On your local computer (with miniconda/anaconda and jupyter lab installed) open a local terminal.

You will need to install the pymongo package. This package will allow you to connect to the MongoDB Atlas service (or any MongoDB).

To install pymongo, open a terminal and enter the following command:

`python -m pip install 'pymongo[srv]'`  # note: on MacOS and Linux, use python3 instead of python
                                   
>NOTE1: To install pymongo you must use pip. If you installed it using Conda, this will only work with a local installation of MongoDB. To access the cloud based MongoDB that you created in step 1, you will need to install pymongo using the pip command shown above. 

>NOTE2: If you already installed pymongo using conda, you will need to uninstall it and install it using the pip command above (to uninstall `conda remove pymongo`.)

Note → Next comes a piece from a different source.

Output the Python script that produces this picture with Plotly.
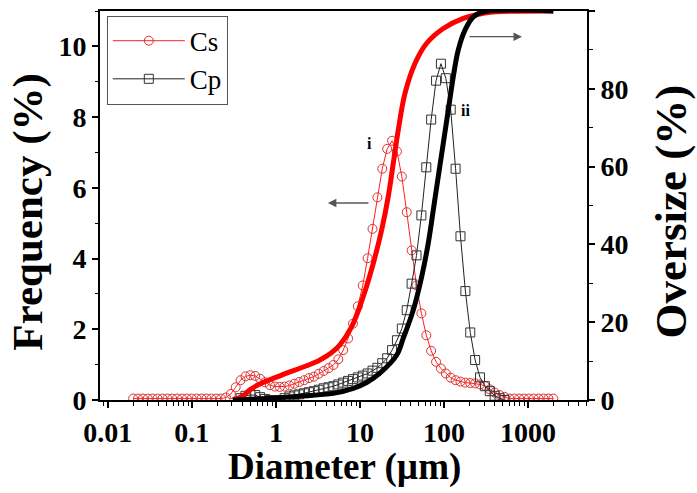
import plotly.graph_objects as go

# Particle diameter grid (µm)
diameter = [0.02, 0.02287, 0.02615, 0.02989, 0.03418, 0.03907, 0.04467, 0.05105, 0.05837, 0.06674,
            0.07628, 0.08721, 0.0997, 0.114, 0.1303, 0.149, 0.1703, 0.1947, 0.2226, 0.2544,
            0.2909, 0.3325, 0.3802, 0.4346, 0.4969, 0.5681, 0.6495, 0.7426, 0.8489, 0.9705,
            1.11, 1.269, 1.45, 1.658, 1.896, 2.168, 2.477, 2.833, 3.238, 3.702,
            4.233, 4.839, 5.533, 6.324, 7.23, 8.268, 9.45, 10.8, 12.35, 14.12,
            16.14, 18.45, 21.1, 24.12, 27.58, 31.53, 36.05, 41.21, 47.11, 53.86,
            61.58, 70.4, 80.49, 92.01, 105.2, 120.3, 137.5, 157.2, 179.7, 205.5,
            234.9, 268.5, 307.0, 351.0, 401.2, 458.7, 524.4, 599.6, 685.4, 783.6,
            895.9, 1024, 1171, 1338, 1530, 1750, 2000]

# Frequency (%) – Cs
cs_freq = [0.04] * 19 + [
    0.07, 0.17, 0.36, 0.56, 0.67, 0.70, 0.68, 0.60, 0.50, 0.42,
    0.38, 0.37, 0.38, 0.41, 0.46, 0.51, 0.56, 0.62, 0.66, 0.74,
    0.82, 0.90, 0.99, 1.15, 1.41, 1.74, 2.16, 2.65, 3.24, 4.01,
    4.84, 5.73, 6.54, 7.10, 7.33, 7.03, 6.32, 5.31, 4.23, 3.24,
    2.45, 1.83, 1.39, 1.08, 0.89, 0.75, 0.63, 0.56, 0.52, 0.49,
    0.48, 0.47, 0.44, 0.40, 0.30, 0.21, 0.14, 0.09] + [0.04] * 10

# Frequency (%) – Cp
cp_freq = [None] * 22 + [
    0.05, 0.12, 0.14, 0.14, 0.08, 0.03, 0.0, 0.0, 0.0, 0.05,
    0.10, 0.13, 0.16, 0.19, 0.22, 0.25, 0.29, 0.33, 0.36, 0.39,
    0.44, 0.49, 0.54, 0.59, 0.64, 0.69, 0.75, 0.83, 0.91, 1.04,
    1.18, 1.41, 1.69, 2.02, 2.54, 3.29, 4.09, 5.22, 6.58, 7.93,
    9.03, 9.51, 9.10, 8.21, 6.54, 4.63, 3.08, 1.91, 1.13, 0.64,
    0.39, 0.25, 0.12, 0.05, 0.0] + [None] * 10

# Cumulative curves (%), right axis
cs_cum_d = [0.308, 0.40, 0.49, 0.616, 0.775, 1.0, 1.34, 2.32, 3.34, 4.5, 5.78, 7.96, 10.95, 14.4,
            18.13, 21.73, 24.91, 28.58, 34.35, 45.16, 62.23, 98.1, 169.8, 293.8, 424.1, 2000]
cs_cum = [0, 1.0, 2.6, 3.9, 4.9, 5.8, 6.9, 8.8, 10.3, 12.0, 14.2, 18.8, 26.6, 35.1,
          43.7, 52.3, 60.8, 69.4, 78.8, 86.5, 91.7, 95.5, 98.1, 99.4, 99.8, 100]

cp_cum_d = [0.308, 0.775, 1.93, 4.81, 8.32, 12.02, 17.3, 27.3, 32.8, 43.1, 54.3, 65.0, 74.6,
            85.5, 98.1, 112.5, 129.0, 148.0, 177.8, 223.3, 293.8, 2000]
cp_cum = [0, 0.4, 1.0, 1.7, 3.0, 4.5, 6.9, 11.5, 15.9, 23.1, 31.7, 40.3, 48.8,
          57.4, 66.0, 74.5, 83.1, 90.0, 95.1, 98.5, 99.8, 100]

x_ticks = [0.01, 0.1, 1, 10, 100, 1000]
x_tick_text = ["0.01", "0.1", "1", "10", "100", "1000"]
x_minor = [m * 10 ** e for e in range(-3, 4) for m in range(2, 10)]

SERIF = "Liberation Serif"

fig = go.Figure()

fig.add_trace(go.Scatter(x=cs_cum_d, y=cs_cum, yaxis="y2", mode="lines", line_shape="spline",
                         line=dict(color="#ff0000", width=5), showlegend=False))
fig.add_trace(go.Scatter(x=cp_cum_d, y=cp_cum, yaxis="y2", mode="lines", line_shape="spline",
                         line=dict(color="#000000", width=5), showlegend=False))

fig.add_trace(go.Scatter(x=diameter, y=cs_freq, name="Cs", mode="lines+markers",
                         line=dict(color="#ff2020", width=1),
                         marker=dict(symbol="circle-open", size=9, color="#e03030",
                                     line=dict(width=1))))
fig.add_trace(go.Scatter(x=diameter, y=cp_freq, name="Cp", mode="lines+markers",
                         line=dict(color="#222222", width=1), connectgaps=False,
                         marker=dict(symbol="square-open", size=9, color="#333333",
                                     line=dict(width=1))))

tickfont = dict(family=SERIF, size=28, color="black", weight="bold")

fig.update_layout(
    width=697, height=493,
    margin=dict(l=100, r=110, t=11, b=93),
    paper_bgcolor="white", plot_bgcolor="white",
    hovermode=False,
    showlegend=True,
    legend=dict(x=0.014, y=0.988, xanchor="left", yanchor="top",
                bgcolor="white", bordercolor="#555555", borderwidth=1,
                font=dict(family=SERIF, size=27, color="black"),
                itemwidth=72, tracegroupgap=0),
    xaxis=dict(type="log", range=[-2.093, 3.702], automargin=False,
               tickvals=x_ticks, ticktext=x_tick_text, tickfont=tickfont,
               ticks="outside", ticklen=6, tickwidth=1.5, tickcolor="black",
               minor=dict(tickvals=x_minor, ticks="outside", ticklen=3.5, tickwidth=1, tickcolor="black"),
               showline=True, linecolor="black", linewidth=2, mirror=True,
               showgrid=False, zeroline=False),
    yaxis=dict(range=[0, 11], tickvals=[0, 2, 4, 6, 8, 10], tickfont=tickfont, automargin=False,
               ticks="outside", ticklen=6, tickwidth=1.5, tickcolor="black",
               minor=dict(dtick=1, ticks="outside", ticklen=3.5, tickwidth=1, tickcolor="black"),
               showline=True, linecolor="black", linewidth=2,
               showgrid=False, zeroline=False),
    yaxis2=dict(range=[0, 100], overlaying="y", side="right", tickvals=[0, 20, 40, 60, 80, 100],
                tickfont=tickfont, automargin=False,
                ticks="outside", ticklen=6, tickwidth=1.5, tickcolor="black",
                minor=dict(dtick=10, ticks="outside", ticklen=3.5, tickwidth=1, tickcolor="black"),
                showline=True, linecolor="black", linewidth=2,
                showgrid=False, zeroline=False),
)

# axis titles
fig.add_annotation(text="Diameter (µm)", xref="paper", yref="paper", x=0.503, y=-0.172,
                   xanchor="center", yanchor="middle",
                   showarrow=False, font=dict(family=SERIF, size=37, color="black", weight="bold"))
fig.add_annotation(text="Frequency (%)", xref="paper", yref="paper", x=-0.148, y=0.484,
                   xanchor="center", yanchor="middle", textangle=-90, showarrow=False,
                   font=dict(family=SERIF, size=43, color="black", weight="bold"))
fig.add_annotation(text="Oversize (%)", xref="paper", yref="paper", x=1.172, y=0.484,
                   xanchor="center", yanchor="middle", textangle=-90, showarrow=False,
                   font=dict(family=SERIF, size=45, color="black", weight="bold"))

# arrows indicating axis ownership (log axis annotations use log10 values)
ARROW_COLOR = "#555555"
fig.add_annotation(x=2.928, y=93.4, xref="x", yref="y2", ax=2.286, ay=93.4, axref="x", ayref="y2",
                   showarrow=True, arrowhead=2, arrowsize=1.3, arrowwidth=1.3, arrowcolor=ARROW_COLOR, text="")
fig.add_annotation(x=0.619, y=5.57, xref="x", yref="y", ax=1.119, ay=5.57, axref="x", ayref="y",
                   showarrow=True, arrowhead=2, arrowsize=1.3, arrowwidth=1.3, arrowcolor=ARROW_COLOR, text="")
fig.add_annotation(x=1.119, y=7.26, xref="x", yref="y", text="i", showarrow=False,
                   font=dict(family=SERIF, size=16, color="black", weight="bold"))
fig.add_annotation(x=2.262, y=8.2, xref="x", yref="y", text="ii", showarrow=False,
                   font=dict(family=SERIF, size=16, color="black", weight="bold"))

fig.write_html("out.html", config={"displayModeBar": False},
               post_script="document.body.style.margin='0';")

## Step 3: Test your connection
    
Test that everything is setup correctly by running the following code.  To do this we will:
* Import the pymongo package
* Import the credentials.py file
* Create a connection string
* Connect to the database
  * In this example, I have created a database called 'ism6562_w05' - you will need to use your own database name. This is created using the Atlas web interface.)
* Create a collection called 'test'
* Create a document in the collection 

If you do not have any errors, you have successully configured your environment and are ready to begin working on the next notebook.

In [1]:
import pymongo # pymongo is a python driver for MongoDB
import credentials # load username and password from credentials.py
connection_string = f"mongodb+srv://{credentials.username}:{credentials.password}@cluster0.o3xshsn.mongodb.net/?retryWrites=true&w=majority"
#cluster0.o3xshsn.mongodb.net


In [2]:
client = pymongo.MongoClient(connection_string) # create a client object to connect to the database. get this cluster address from the MongoDB Atlas UI
db = client['ism6562_w05'] # this connects to an existing database called ism6562_w05 or creates a new databse is ism6562_w05 does not exist.

In MongDB, a collection is a group of documents. A document is a set of key-value pairs. These key value pairs are stored as BSON (Binary JSON). JSON looks very much like a Python datastructure you should be familiar with - a dictionary.

Let's say we are creating an application that allows users to create blog posts....

In [3]:
import datetime # datetime is a python module for working with dates and times
post = {"author": "Prof Smith",
        "title": "My first blog post!",
        "tags": ["ism6562", "Big Data", "mongodb", "python", "pymongo"],
        "date": datetime.datetime.utcnow(), # datetime.datetime.utcnow() returns the current date and time
        "text": "This is my first blog post. I am excited to be teaching this class!"
}

Let's now store this 'document' in the 'blogger' collection.

In [4]:
posts = db['blogger'] # this creates a new collection called 'blogger' in the database for which we have credentials and an address.
post_id = posts.insert_one(post).inserted_id # this inserts the post into the collection, then returns the id of the post
post_id

ServerSelectionTimeoutError: ac-g3fkke3-shard-00-02.o3xshsn.mongodb.net:27017: timed out,ac-g3fkke3-shard-00-01.o3xshsn.mongodb.net:27017: timed out,ac-g3fkke3-shard-00-00.o3xshsn.mongodb.net:27017: timed out, Timeout: 30s, Topology Description: <TopologyDescription id: 651af7f647ae295066b997a0, topology_type: ReplicaSetNoPrimary, servers: [<ServerDescription ('ac-g3fkke3-shard-00-00.o3xshsn.mongodb.net', 27017) server_type: Unknown, rtt: None, error=NetworkTimeout('ac-g3fkke3-shard-00-00.o3xshsn.mongodb.net:27017: timed out')>, <ServerDescription ('ac-g3fkke3-shard-00-01.o3xshsn.mongodb.net', 27017) server_type: Unknown, rtt: None, error=NetworkTimeout('ac-g3fkke3-shard-00-01.o3xshsn.mongodb.net:27017: timed out')>, <ServerDescription ('ac-g3fkke3-shard-00-02.o3xshsn.mongodb.net', 27017) server_type: Unknown, rtt: None, error=NetworkTimeout('ac-g3fkke3-shard-00-02.o3xshsn.mongodb.net:27017: timed out')>]>

In [None]:
client.close() # close the connection to the database

## Step 4: Reivew your cluster (using the Atlas web interface) to see the data you just created

To review the data you just created, go to the Atlas web interface and select the collection you just created and added a document to. You should see the document you just created (organized in a JSON format).

![](images/first_insert.png)